Notre scénario central
Les marchés achètent actuellement un scénario de sortie de crise assez rapide, considérant que le pic de l’épidémie est proche et que, grâce au soutien potentiellement illimité des Banques Centrales, le cap difficile sera franchi. Celles-ci vont en effet absorber le surplus de dettes publiques émises et les porter et/ou « roller ». Les États peuvent donc s’endetter éternellement à taux 0, où est le problème ?
En revanche, la crise est brutale et l’impact sur les comptes des entreprises sera très important. Nous envisageons donc des marchés actions pris entre ces deux logiques, avec beaucoup de volatilité.
D’ailleurs, les phases de grandes corrections boursières se font souvent en plusieurs temps, une nouvelle vague de baisse ne serait pas surprenante de ce point de vue. Elle donnerait l’occasion de renforcer à bon compte les portefeuilles, comme le mois dernier.

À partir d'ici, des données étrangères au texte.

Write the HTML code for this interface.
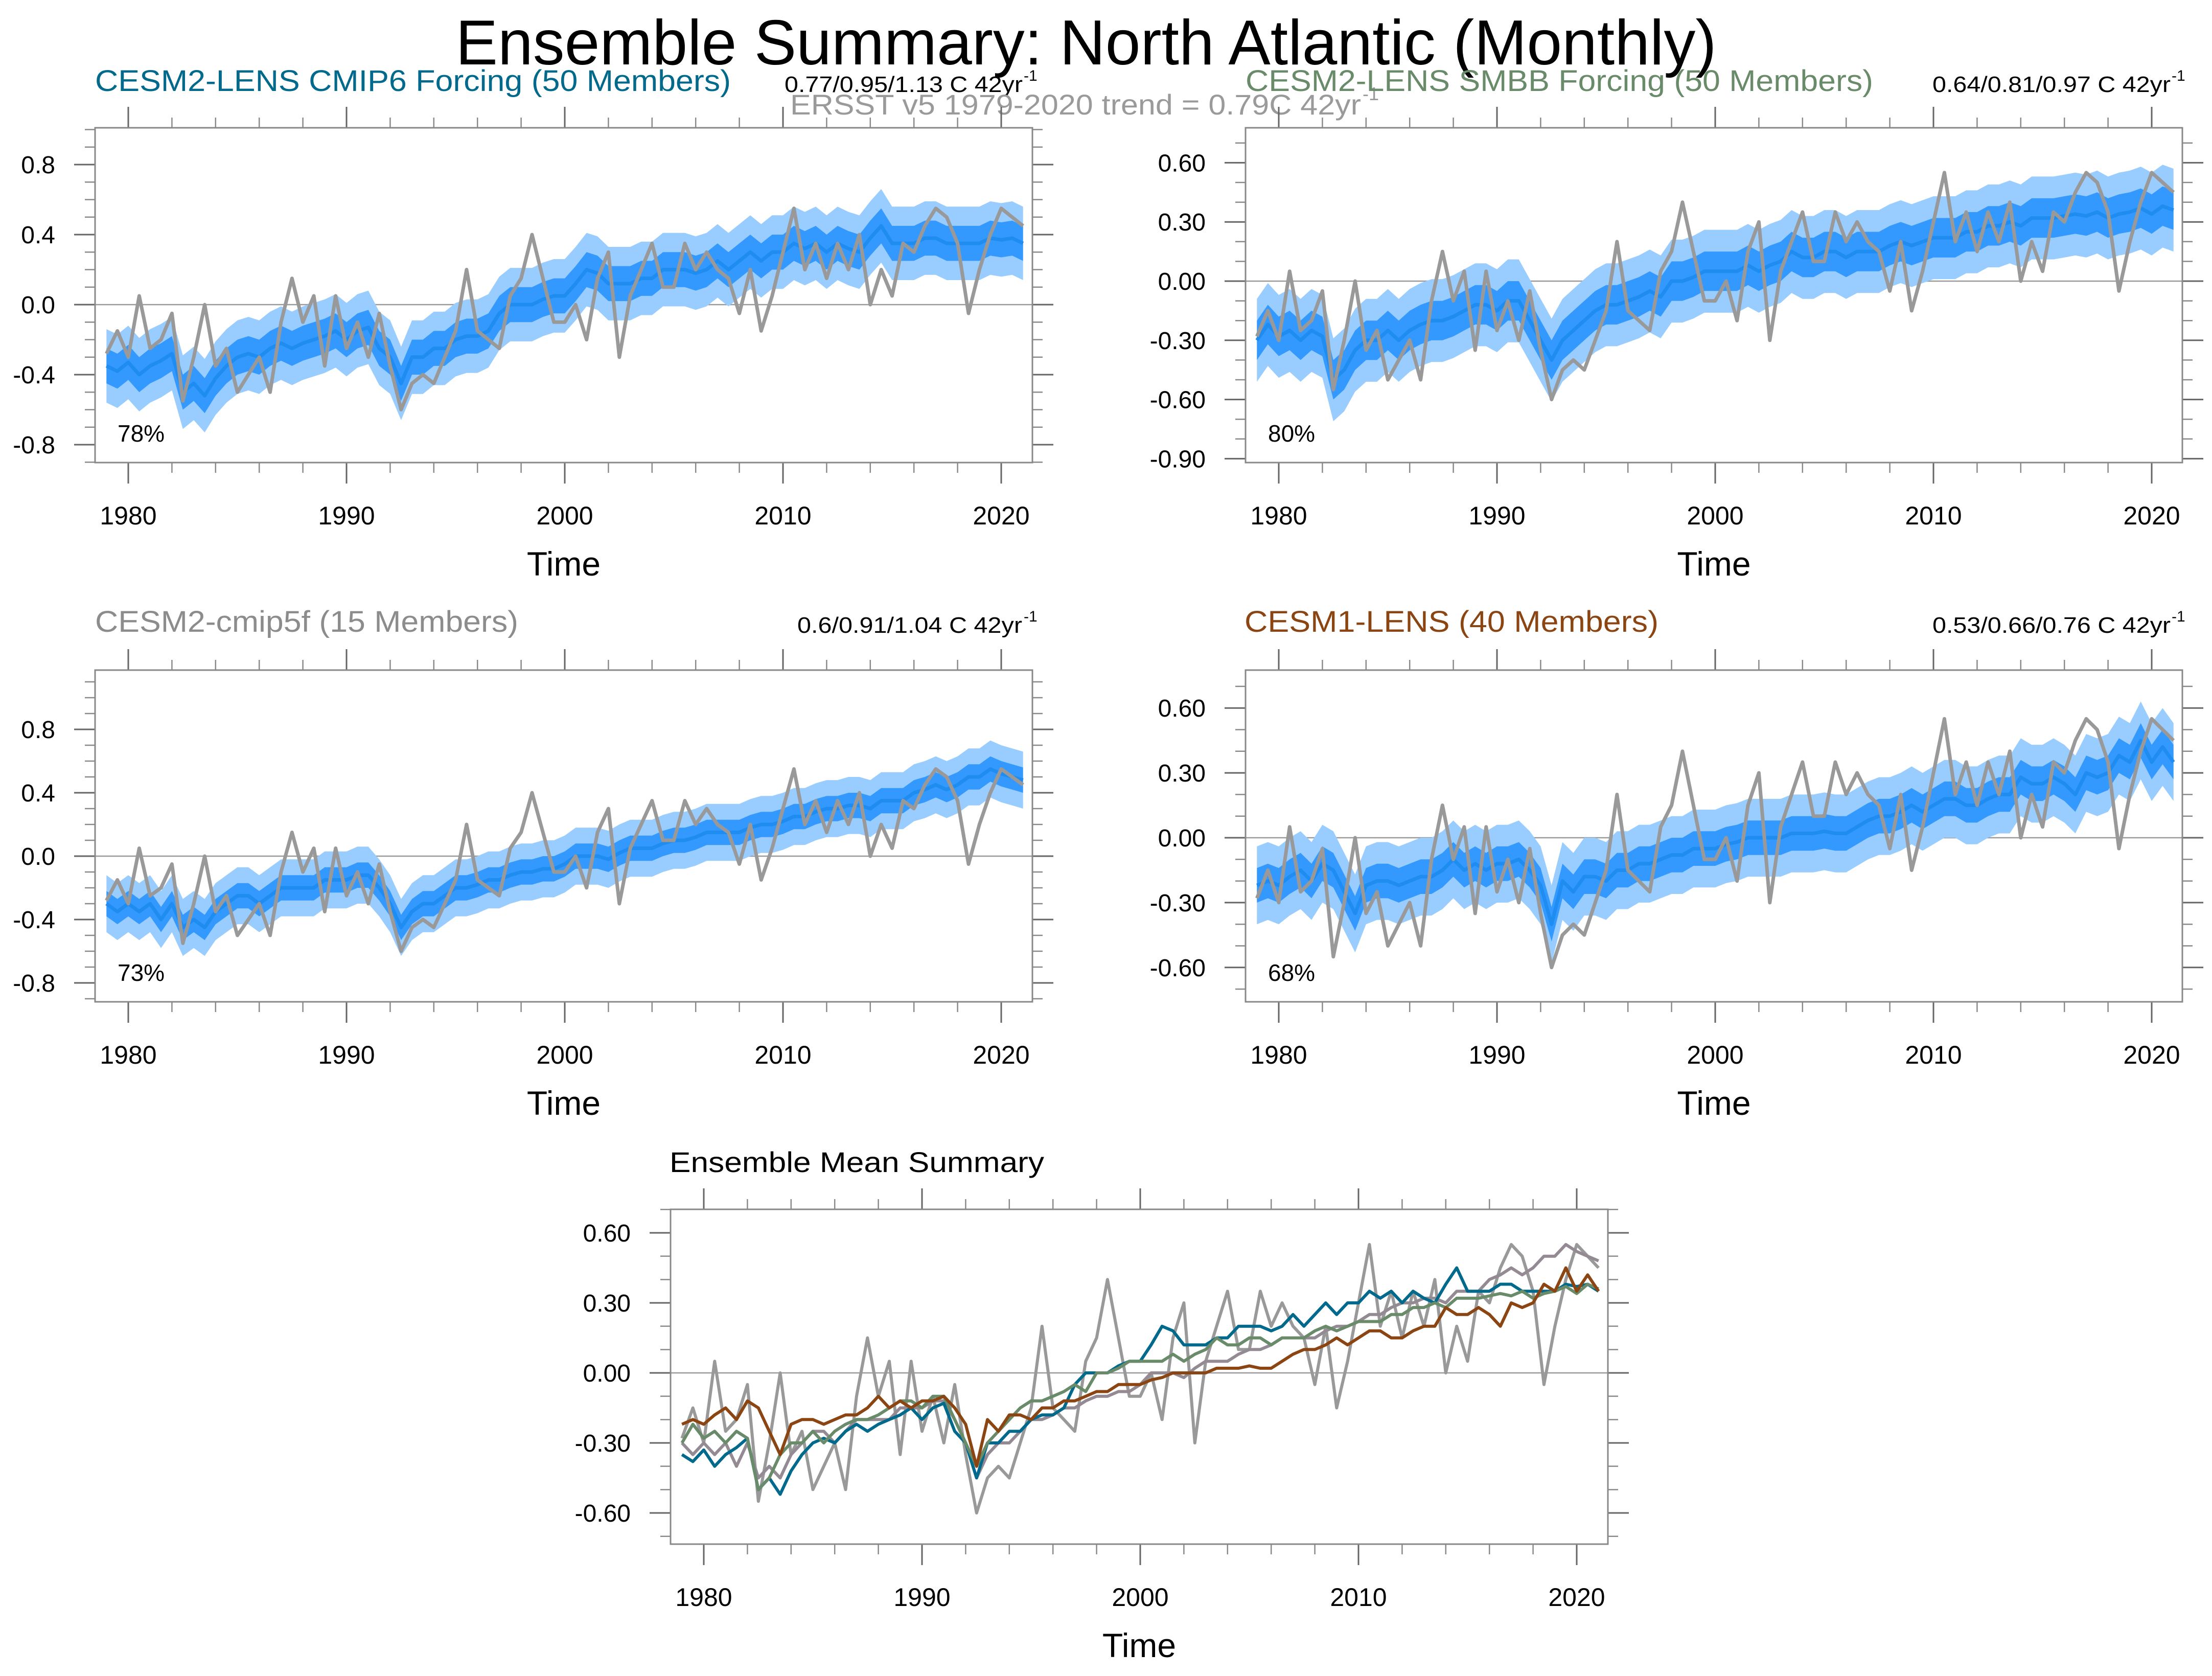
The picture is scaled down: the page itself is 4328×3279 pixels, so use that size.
<!DOCTYPE html>
<html><head><meta charset="utf-8">
<style>
html,body{margin:0;padding:0;background:#fff;}
svg{display:block;font-family:"Liberation Sans",Arial,sans-serif;}
</style></head>
<body>
<svg id="chart" xmlns="http://www.w3.org/2000/svg" width="4328" height="3279" viewBox="0 0 4328 3279">
<rect x="0" y="0" width="4328" height="3279" fill="#fff"/>
<text x="2125" y="126" font-size="124" text-anchor="middle" textLength="2467" lengthAdjust="spacingAndGlyphs" fill="#000">Ensemble Summary: North Atlantic (Monthly)</text>

<text x="186" y="178" font-size="58" fill="#00698c" textLength="1244" lengthAdjust="spacingAndGlyphs">CESM2-LENS CMIP6 Forcing (50 Members)</text>
<text x="1535" y="180" font-size="44" fill="#000" textLength="466" lengthAdjust="spacingAndGlyphs">0.77/0.95/1.13 C 42yr</text>
<text x="2003" y="158" font-size="30" fill="#000">-1</text>
<text x="1546" y="224" font-size="56" fill="#9a9a9a" textLength="1117" lengthAdjust="spacingAndGlyphs">ERSST v5 1979-2020 trend = 0.79C 42yr</text>
<text x="2666" y="196" font-size="36" fill="#9a9a9a">-1</text>

<text x="2437" y="178" font-size="58" fill="#698b69" textLength="1228" lengthAdjust="spacingAndGlyphs">CESM2-LENS SMBB Forcing (50 Members)</text>
<text x="3781" y="180" font-size="44" fill="#000" textLength="466" lengthAdjust="spacingAndGlyphs">0.64/0.81/0.97 C 42yr</text>
<text x="4249" y="158" font-size="30" fill="#000">-1</text>

<text x="186" y="1236" font-size="58" fill="#8c8c8c" textLength="828" lengthAdjust="spacingAndGlyphs">CESM2-cmip5f (15 Members)</text>
<text x="1560" y="1238" font-size="44" fill="#000" textLength="440" lengthAdjust="spacingAndGlyphs">0.6/0.91/1.04 C 42yr</text>
<text x="2003" y="1216" font-size="30" fill="#000">-1</text>

<text x="2435" y="1236" font-size="58" fill="#8b4513" textLength="810" lengthAdjust="spacingAndGlyphs">CESM1-LENS (40 Members)</text>
<text x="3781" y="1238" font-size="44" fill="#000" textLength="466" lengthAdjust="spacingAndGlyphs">0.53/0.66/0.76 C 42yr</text>
<text x="4249" y="1216" font-size="30" fill="#000">-1</text>

<text x="1310" y="2293" font-size="56" fill="#000" textLength="733" lengthAdjust="spacingAndGlyphs">Ensemble Mean Summary</text>
<g id="plots"></g>
</svg>
<script>
// ---- data (half-yearly, 1979.0 .. 2021.0) ----
const obsERSST = [
-0.28,-0.15, -0.30,0.05, -0.25,-0.20, -0.05,-0.55, -0.30,0.00, -0.35,-0.25, -0.50,-0.40, -0.30,-0.50, -0.10,0.15, -0.10,0.05,
-0.35,0.05, -0.25,-0.10, -0.30,-0.05, -0.35,-0.60, -0.45,-0.40, -0.45,-0.30, -0.15,0.20, -0.15,-0.20, -0.25,0.05, 0.15,0.40,
0.15,-0.10, -0.10,0.00, -0.20,0.15, 0.30,-0.30, 0.05,0.20, 0.35,0.10, 0.10,0.35, 0.20,0.30, 0.20,0.15, -0.05,0.20,
-0.15,0.05, 0.30,0.55, 0.20,0.35, 0.15,0.35, 0.20,0.40, 0.00,0.20, 0.05,0.35, 0.30,0.45, 0.55,0.50, 0.35,-0.05,
0.20,0.40, 0.55,0.50, 0.45];
const meanCMIP6 = [
-0.35,-0.38, -0.33,-0.40, -0.35,-0.32, -0.28,-0.50, -0.45,-0.52, -0.42,-0.35, -0.30,-0.28, -0.30,-0.25, -0.22,-0.25, -0.22,-0.20,
-0.18,-0.15, -0.20,-0.15, -0.13,-0.25, -0.30,-0.45, -0.30,-0.30, -0.25,-0.25, -0.20,-0.18, -0.18,-0.15, -0.05,0.00, 0.00,0.00,
0.03,0.05, 0.05,0.12, 0.20,0.18, 0.12,0.12, 0.12,0.15, 0.15,0.20, 0.20,0.20, 0.18,0.20, 0.25,0.20, 0.25,0.30,
0.25,0.30, 0.30,0.35, 0.32,0.35, 0.30,0.35, 0.32,0.30, 0.38,0.45, 0.35,0.35, 0.35,0.38, 0.38,0.35, 0.35,0.35,
0.35,0.38, 0.37,0.38, 0.35];
const meanSMBB = [
-0.30,-0.22, -0.28,-0.25, -0.30,-0.25, -0.28,-0.50, -0.45,-0.35, -0.30,-0.30, -0.25,-0.30, -0.25,-0.22, -0.20,-0.20, -0.18,-0.15,
-0.12,-0.12, -0.15,-0.10, -0.10,-0.20, -0.30,-0.40, -0.30,-0.25, -0.20,-0.15, -0.12,-0.12, -0.10,-0.08, -0.05,-0.08, 0.00,0.00,
0.02,0.05, 0.05,0.05, 0.05,0.08, 0.05,0.08, 0.10,0.15, 0.12,0.12, 0.15,0.15, 0.12,0.15, 0.15,0.15, 0.18,0.20,
0.18,0.20, 0.22,0.22, 0.22,0.25, 0.25,0.28, 0.28,0.30, 0.28,0.32, 0.32,0.32, 0.33,0.34, 0.33,0.35, 0.32,0.34,
0.35,0.37, 0.34,0.38, 0.36];
const meanCMIP5f = [
-0.30,-0.35, -0.30,-0.35, -0.30,-0.40, -0.30,-0.45, -0.40,-0.45, -0.35,-0.30, -0.25,-0.25, -0.30,-0.25, -0.20,-0.20, -0.20,-0.20,
-0.15,-0.15, -0.15,-0.12, -0.12,-0.20, -0.30,-0.45, -0.35,-0.30, -0.30,-0.25, -0.20,-0.20, -0.18,-0.15, -0.15,-0.12, -0.10,-0.10,
-0.08,-0.08, -0.05,0.00, 0.00,0.00, -0.02,0.02, 0.05,0.05, 0.05,0.08, 0.10,0.10, 0.12,0.15, 0.15,0.15, 0.15,0.18,
0.20,0.20, 0.22,0.25, 0.25,0.28, 0.30,0.30, 0.32,0.32, 0.30,0.35, 0.35,0.35, 0.40,0.42, 0.45,0.42, 0.45,0.50,
0.50,0.55, 0.52,0.50, 0.48];
const meanCESM1 = [
-0.22,-0.20, -0.22,-0.18, -0.15,-0.20, -0.12,-0.15, -0.25,-0.35, -0.22,-0.20, -0.20,-0.22, -0.20,-0.18, -0.18,-0.15, -0.10,-0.15,
-0.12,-0.15, -0.12,-0.12, -0.10,-0.15, -0.22,-0.40, -0.20,-0.25, -0.18,-0.18, -0.20,-0.15, -0.15,-0.12, -0.12,-0.10, -0.08,-0.08,
-0.05,-0.05, -0.05,-0.03, -0.02,0.00, 0.00,0.00, 0.00,0.02, 0.02,0.02, 0.03,0.02, 0.02,0.05, 0.08,0.10, 0.10,0.12,
0.15,0.12, 0.15,0.18, 0.18,0.15, 0.15,0.18, 0.20,0.20, 0.28,0.25, 0.25,0.28, 0.25,0.20, 0.30,0.28, 0.30,0.38,
0.35,0.45, 0.35,0.42, 0.35];
// ensemble spread half-widths (inner / outer band), degC
const spreadInner = [0.10, 0.10, 0.08, 0.08];
const spreadOuter = [0.21, 0.21, 0.18, 0.18];
const pctLabels = ["78%", "80%", "73%", "68%"];
const xTickYears = [1980, 1990, 2000, 2010, 2020];

const NS = "http://www.w3.org/2000/svg";
const root = document.getElementById("plots");
const T0 = 1979, T1 = 2021;

function mk(tag, attrs, parent) {
  const e = document.createElementNS(NS, tag);
  for (const k in attrs) e.setAttribute(k, attrs[k]);
  (parent || root).appendChild(e);
  return e;
}

function makeAxes(p) {
  const g = mk("g", {});
  
  
  const X = t => p.x0 + 65 + (t - 1980) * 42.7;
  const Y = v => p.zero - v * p.ppu;
  const step = (T1 - T0) / (obsERSST.length - 1);
  p.X = X; p.Y = Y; p.g = g; p.step = step;
  // minor y ticks
  const vTop = (p.zero - p.y0) / p.ppu, vBot = (p.zero - p.y1) / p.ppu;
  for (let k = Math.ceil(vBot * 10); k <= Math.floor(vTop * 10); k++) {
    const y = Y(k / 10);
    const t1 = mk("line", {x1: p.x0 - 20, x2: p.x0, y1: y, y2: y, stroke: "#8a8a8a", "stroke-width": 2.5}, g);
    
    
    const t2 = mk("line", {x1: p.x1, x2: p.x1 + 20, y1: y, y2: y, stroke: "#8a8a8a", "stroke-width": 2.5}, g);
    
    
  }
  p.major.forEach(v => {
    const y = Y(v);
    const t1 = mk("line", {x1: p.x0 - 41, x2: p.x0, y1: y, y2: y, stroke: "#666", "stroke-width": 3}, g);
    
    
    const t2 = mk("line", {x1: p.x1, x2: p.x1 + 41, y1: y, y2: y, stroke: "#666", "stroke-width": 3}, g);
    
    
    const lb = mk("text", {x: p.x0 - 78, y: y + 17, "font-size": 48, "text-anchor": "end", fill: "#000"}, g);
    
    
    lb.textContent = v.toFixed(p.dec);
  });
  // x ticks
  for (let yr = 1980; yr <= 2020; yr += 2) {
    const x = X(yr);
    const major = yr % 10 === 0;
    const L = major ? 41 : 20;
    const a = mk("line", {x1: x, x2: x, y1: p.y0 - L, y2: p.y0, stroke: major ? "#666" : "#8a8a8a", "stroke-width": major ? 3 : 2.5}, g);
    
    
    const b = mk("line", {x1: x, x2: x, y1: p.y1, y2: p.y1 + L, stroke: major ? "#666" : "#8a8a8a", "stroke-width": major ? 3 : 2.5}, g);
    
    
  }
  xTickYears.forEach(yr => {
    const lb = mk("text", {x: X(yr), y: p.y1 + 121, "font-size": 50, "text-anchor": "middle", fill: "#000"}, g);
    
    
    lb.textContent = yr;
  });
  const xt = mk("text", {x: (p.x0 + p.x1) / 2, y: p.y1 + 221, "font-size": 66, "text-anchor": "middle", fill: "#000"}, g);
  
  
  xt.textContent = "Time";
  return p;
}

function linePath(p, arr) {
  return arr.map((v, i) => (i ? "L" : "M") + p.X(T0 + i * p.step).toFixed(1) + "," + p.Y(v).toFixed(1)).join("");
}
function bandPath(p, arr, w) {
  let d = arr.map((v, i) => (i ? "L" : "M") + p.X(T0 + i * p.step).toFixed(1) + "," + p.Y(v + w).toFixed(1)).join("");
  for (let i = arr.length - 1; i >= 0; i--) d += "L" + p.X(T0 + i * p.step).toFixed(1) + "," + p.Y(arr[i] - w).toFixed(1);
  return d + "Z";
}
function zeroAndFrame(p) {
  const z = mk("line", {x1: p.x0, x2: p.x1, y1: p.Y(0), y2: p.Y(0), stroke: "#9a9a9a", "stroke-width": 2.5}, p.g);
  
  
}
function frame(p) {
  const f = mk("rect", {x: p.x0, y: p.y0, width: p.x1 - p.x0, height: p.y1 - p.y0, fill: "none", stroke: "#888", "stroke-width": 3}, p.g);
  
  
}

const panels = [
  {name: "panel-cesm2-cmip6", x0: 186, x1: 2020, y0: 250, y1: 905, zero: 596, ppu: 342.5, major: [-0.8, -0.4, 0, 0.4, 0.8], dec: 1, mean: meanCMIP6},
  {name: "panel-cesm2-smbb", x0: 2437, x1: 4270, y0: 250, y1: 905, zero: 550, ppu: 386, major: [-0.9, -0.6, -0.3, 0, 0.3, 0.6], dec: 2, mean: meanSMBB},
  {name: "panel-cesm2-cmip5f", x0: 186, x1: 2020, y0: 1311, y1: 1960, zero: 1675, ppu: 310, major: [-0.8, -0.4, 0, 0.4, 0.8], dec: 1, mean: meanCMIP5f},
  {name: "panel-cesm1-lens", x0: 2437, x1: 4270, y0: 1311, y1: 1960, zero: 1639, ppu: 423, major: [-0.6, -0.3, 0, 0.3, 0.6], dec: 2, mean: meanCESM1}
];

panels.forEach((p, k) => {
  makeAxes(p);
  zeroAndFrame(p);
  const ob = mk("path", {d: bandPath(p, p.mean, spreadOuter[k]), fill: "#99ccff", stroke: "none"}, p.g);
  
  
  const ib = mk("path", {d: bandPath(p, p.mean, spreadInner[k]), fill: "#3399ff", stroke: "none"}, p.g);
  
  
  const ml = mk("path", {d: linePath(p, p.mean), fill: "none", stroke: "#1e8cf0", "stroke-width": 7, "stroke-linejoin": "round"}, p.g);
  
  
  const ol = mk("path", {d: linePath(p, obsERSST), fill: "none", stroke: "#999", "stroke-width": 7, "stroke-linejoin": "round"}, p.g);
  
  
  frame(p);
  const pc = mk("text", {x: p.x0 + 44, y: p.y1 - 41, "font-size": 46, fill: "#000"}, p.g);
  
  
  pc.textContent = pctLabels[k];
});

// summary panel
const p5 = makeAxes({name: "panel-ensemble-mean-summary", x0: 1312, x1: 3146, y0: 2366, y1: 3021, zero: 2686, ppu: 456.7, major: [-0.6, -0.3, 0, 0.3, 0.6], dec: 2});
zeroAndFrame(p5);
const series5 = [
  {arr: obsERSST, c: "#999999", n: "ersst-obs-line"},
  {arr: meanCMIP5f, c: "#938a93", n: "cmip5f-mean-line"},
  {arr: meanCMIP6, c: "#00698c", n: "cmip6-mean-line"},
  {arr: meanSMBB, c: "#698b69", n: "smbb-mean-line"},
  {arr: meanCESM1, c: "#8b4513", n: "cesm1-mean-line"}
];
series5.forEach(s => {
  const l = mk("path", {d: linePath(p5, s.arr), fill: "none", stroke: s.c, "stroke-width": 6, "stroke-linejoin": "round"}, p5.g);
  
  
});
frame(p5);
</script>
</body></html>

Plus globalement, nous préférons investir dans les entreprises que dans les États, et nous restons positifs sur les segments « Investment Grade » et « High Yield ». Et n’oublions pas l’or qui « coche beaucoup de cases » actuellement.
NOTES
- Google, Amazon, Facebook, Apple.
- PER : Price Earning Ratio. Indicateur d’analyse boursière : ratio de cours divisé par le bénéfice.